The Thao's numbers dwindled from as many as 2,000 during the Qing era, to 900 in the 1940s, to today's 600.

Now, the lake area is set to see even more tourists, an influx that could further relegate the Thao to a cultural sideshow. Taiwan's new, more China-friendly government has promised a deal by early July to allow more visits by mainland tourists, for whom Sun Moon Lake is high on the "must-see" list.

Like indigenous groups in many countries, Taiwan's aboriginal culture has been packaged and sold to tourists in theme parks and colorful song-and-dance shows.

One observer says he doubts whether the Thao could survive in any meaningful sense for much more than a decade. "In remote areas, you can preserve your tribe and homeland and keep some distance from the Han people. But they [the Thao] don't have an isolated residential area," says Shih Cheng-feng, dean of the College of Indigenous Studies at National Dong Hwa University in Hualien. "I think the Thao are going to disappear soon."

Absorption through intermarriage may be the biggest threat. Lhkatafatu guesses that only 20 to 60 percent of the tribe are full-blooded Thao; the rest have intermarried with Han Chinese and non-Thao Aborigines.


But the picture for the Thao isn't entirely bleak. Since taking power in 2000, Taiwan's pro-independence government has granted aboriginal groups more autonomy. In 2001 it recognized the Thao as a distinct aboriginal group. This March, the government agreed to grant the tribe the title to 165 hectares beside Sun Moon Lake, with 1,700 hectares to be comanaged by the Thao and the government.
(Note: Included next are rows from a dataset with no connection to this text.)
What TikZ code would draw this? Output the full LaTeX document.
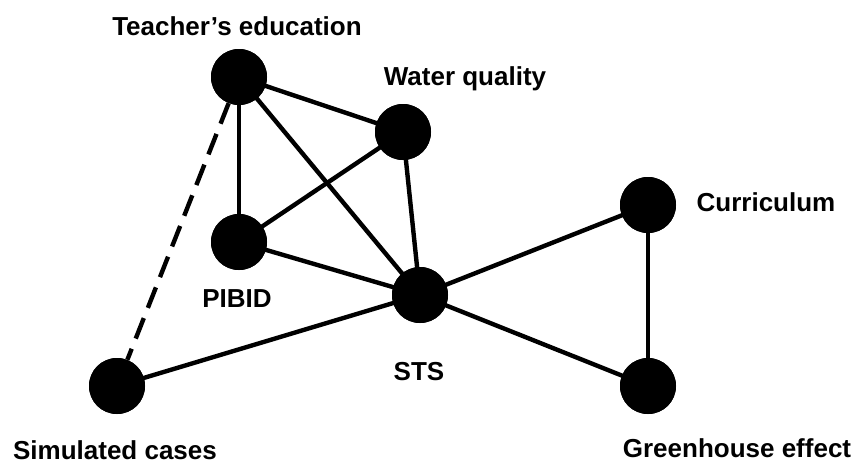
\documentclass[tikz,border=0pt]{standalone}
\usepackage{fontspec}
\setmainfont{Liberation Sans}
\begin{document}
\begin{tikzpicture}[x=1pt,y=-1pt,
  dot/.style={circle,fill=black,minimum size=56pt,inner sep=0pt},
  lab/.style={font=\bfseries\fontsize{26}{30}\selectfont,inner sep=0pt,anchor=base},
  edge/.style={line width=4.4pt},
  dashedge/.style={line width=4.4pt,dash pattern=on 22pt off 11pt}]
\useasboundingbox (0,0) rectangle (855,464);
\fill[white] (0,0) rectangle (855,464);
\node[dot] (T) at (239,77) {};
\node[dot] (W) at (403,132) {};
\node[dot] (P) at (239,242) {};
\node[dot] (S) at (420,295) {};
\node[dot] (C) at (648,205) {};
\node[dot] (G) at (648,386) {};
\node[dot] (M) at (117,386) {};
\draw[edge] (T.center) -- (W.center);
\draw[edge] (T.center) -- (P.center);
\draw[edge] (T.center) -- (S.center);
\draw[edge] (W.center) -- (P.center);
\draw[edge] (W.center) -- (S.center);
\draw[edge] (P.center) -- (S.center);
\draw[edge] (S.center) -- (M.center);
\draw[edge] (S.center) -- (C.center);
\draw[edge] (S.center) -- (G.center);
\draw[edge] (C.center) -- (G.center);
\draw[dashedge] (T) -- (M);
\node[dot] at (T) {};
\node[dot] at (W) {};
\node[dot] at (P) {};
\node[dot] at (S) {};
\node[dot] at (C) {};
\node[dot] at (G) {};
\node[dot] at (M) {};
\node[lab] (lT) at (237,35) {Teacher’s education};
\node[lab] (lW) at (465,85) {Water quality};
\node[lab] (lP) at (237,307) {PIBID};
\node[lab] (lS) at (419,380) {STS};
\node[lab] (lC) at (766,211) {Curriculum};
\node[lab] (lG) at (737,457) {Greenhouse effect};
\node[lab,text depth=0pt] (lM) at (115,459) {Simulated cases};
\end{tikzpicture}
\end{document}
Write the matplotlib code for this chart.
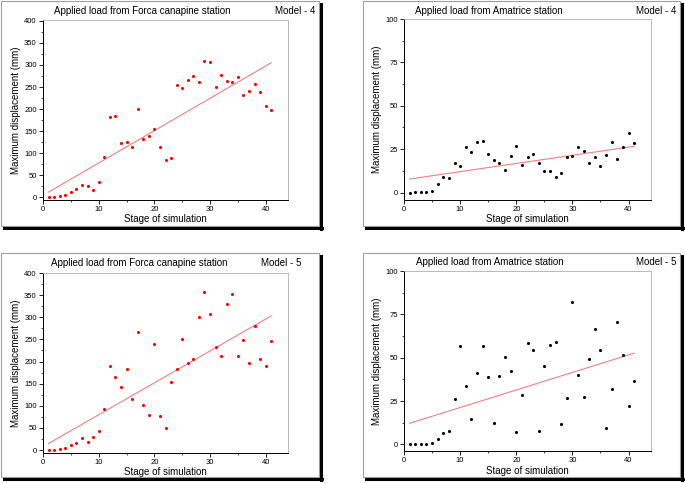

In 2005, the government passed a law to protect aboriginal rights. It also established an aboriginal TV station, which broadcasts in tribal tongues to promote aboriginal languages and cultures. This was part of a campaign to move Taiwan away from the KMT's past "greater China" indoctrination and toward a more inclusive, multicultural Taiwanese identity.

Now, some Thao fear that the more China-friendly KMT government, which will return to power on May 20, could back away from commitments on aboriginal rights. "I'm very worried," says Lhkatafatu. "We're only 600 people, and we have to face many realities."

Compared with other countries, experts say Taiwan has a mixed record on aboriginal rights. On political rights it's fairly progressive: In addition to its Council of Indigenous Peoples, Taiwan reserves six of its 113 legislative seats for Aborigines. But Professor Shih says Taiwan lags behind the US, Canada, and New Zealand on economic welfare and status.

Christian Erni, the Thailand-based Asia program advisor for the International Work Group for Indigenous Affairs, adds that Taiwan trails behind the Philippines in legal protection for its Aborigines. But it's made more progress than other Asian nations like Thailand, which has no law to protect what it calls its "hill tribes."

He says groups like the Thao are especially vulnerable. "In 10 years, they will still be there physically, but perhaps not as a people with their own identity and culture," says Mr. Erni. "Once it reaches the point where they're so assimilated that they don't see themselves as different anymore, they basically disappear."

Chatting at a restaurant in Ita Thao village in a New York Yankees baseball cap, Panu Kapamumu, chairman of the Thao Culture Development/Community Association, admits that the Thao face long odds.

But he insisted they will fight on.

"We want to keep control of our traditional culture – dancing, music, ceremonies, our territory, and language. That's our soul."